Salesforce authentication successful.
Report 00OUO000009IZVD2A4 downloaded successfully. Shape: (14718, 35)
Raw DataFrame loaded with shape: (14718, 35)


In [5]:
# ## Data Preprocessing
#
# ### Key Steps:
# 1.  **Date Conversion:** Convert all relevant date columns to a proper datetime format.
# 2.  **ARR Processing:** Use `'ARR Change'` as the primary value metric. If it's not available, fall back to `'ARR'` or create a zero-value column to prevent errors.

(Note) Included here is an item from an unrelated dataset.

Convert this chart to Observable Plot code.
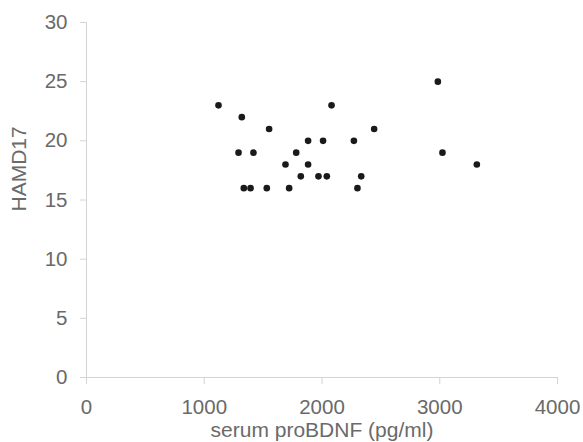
<!DOCTYPE html>
<html>
<head>
<meta charset="utf-8">
<script src="https://cdn.jsdelivr.net/npm/d3@7"></script>
<script src="https://cdn.jsdelivr.net/npm/@observablehq/plot@0.6"></script>
<style>
  html, body { margin: 0; padding: 0; background: #fff; }
  #chart svg { display: block; }
</style>
</head>
<body>
<div id="chart"></div>
<script>
const proBDNF = [1121, 1319, 1551, 1291, 1418, 1336, 1393, 1531, 2081, 2443, 1882, 2009, 2271, 1781, 3023, 1690, 1882, 1820, 1970, 2041, 2333, 1721, 2301, 2984, 3315];
const hamd17  = [23, 22, 21, 19, 19, 16, 16, 16, 23, 21, 20, 20, 20, 19, 19, 18, 18, 17, 17, 17, 17, 16, 16, 25, 18];
const xTicks = [0, 1000, 2000, 3000, 4000];
const yTicks = [0, 5, 10, 15, 20, 25, 30];
const xLabel = "serum proBDNF (pg/ml)";
const yLabel = "HAMD17";

const data = proBDNF.map((v, i) => ({x: v, y: hamd17[i]}));

const axisGray = "#d4d4d4";
const textGray = "#6a6a6a";

const chart = Plot.plot({
  width: 583,
  height: 442,
  marginLeft: 86,
  marginRight: 26,
  marginTop: 22,
  marginBottom: 65,
  style: {fontFamily: "'Liberation Sans', Arial, Helvetica, sans-serif", background: "#fff"},
  x: {domain: [0, 4000]},
  y: {domain: [0, 30]},
  marks: [
    Plot.ruleX([0], {stroke: axisGray, strokeWidth: 1}),
    Plot.ruleY([0], {stroke: axisGray, strokeWidth: 1}),
    Plot.axisX({ticks: xTicks, tickFormat: d => String(d), tickSize: 7, tickPadding: 15, stroke: axisGray, fill: textGray, fontSize: 20.5, label: null}),
    Plot.axisY({ticks: yTicks, tickFormat: d => String(d), tickSize: 6, tickPadding: 13, stroke: axisGray, fill: textGray, fontSize: 20.5, label: null}),
    Plot.text([xLabel], {frameAnchor: "bottom", dy: 53, lineAnchor: "middle", fill: textGray, fontSize: 21}),
    Plot.text([yLabel], {frameAnchor: "left", rotate: -90, dx: -67, dy: 11.5, lineAnchor: "middle", fill: textGray, fontSize: 21}),
    Plot.dot(data, {x: "x", y: "y", r: 3.3, fill: "#1a1a1a", stroke: "none"})
  ]
});
document.getElementById("chart").appendChild(chart);
</script>
</body>
</html>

This ensures the notebook is robust.
# 3.  **Fiscal Period Calculation:** For each opportunity, calculate its fiscal quarter based on both its `Created Date` and `Close Date` using the `get_fiscal_quarter_info` utility.
# 4.  **In-Quarter Flag:** Create a boolean flag, `'Inquarter Booking Flag'`, which is `True` if an opportunity's creation and close fiscal quarters are the same.
# 5.  **Opportunity ID:** Dynamically find the correct Opportunity ID column from a list of potential names to make the notebook more adaptable to different report formats.
# 6.  **In-Quarter DataFrame (`inq_df`):** Create a separate DataFrame containing only the deals flagged as in-quarter bookings for focused analysis and forecasting.
# 7.  **Segment Filtering:** Filter out Self Serve, Self Service, and Unknown segments from analysis.

processed_df = pd.DataFrame()
inq_df = pd.DataFrame()
OPP_ID_COL_NAME = None 

if not raw_df.empty:
    processed_df = raw_df.copy()

    # 1. Convert Date Columns
    date_cols_to_convert = ['Created Date', 'Close Date', 'Renewal Date', 'Opportunity Created Date']
    for col in date_cols_to_convert:
        if col in processed_df.columns:
            processed_df[col] = pd.to_datetime(processed_df[col], errors='coerce')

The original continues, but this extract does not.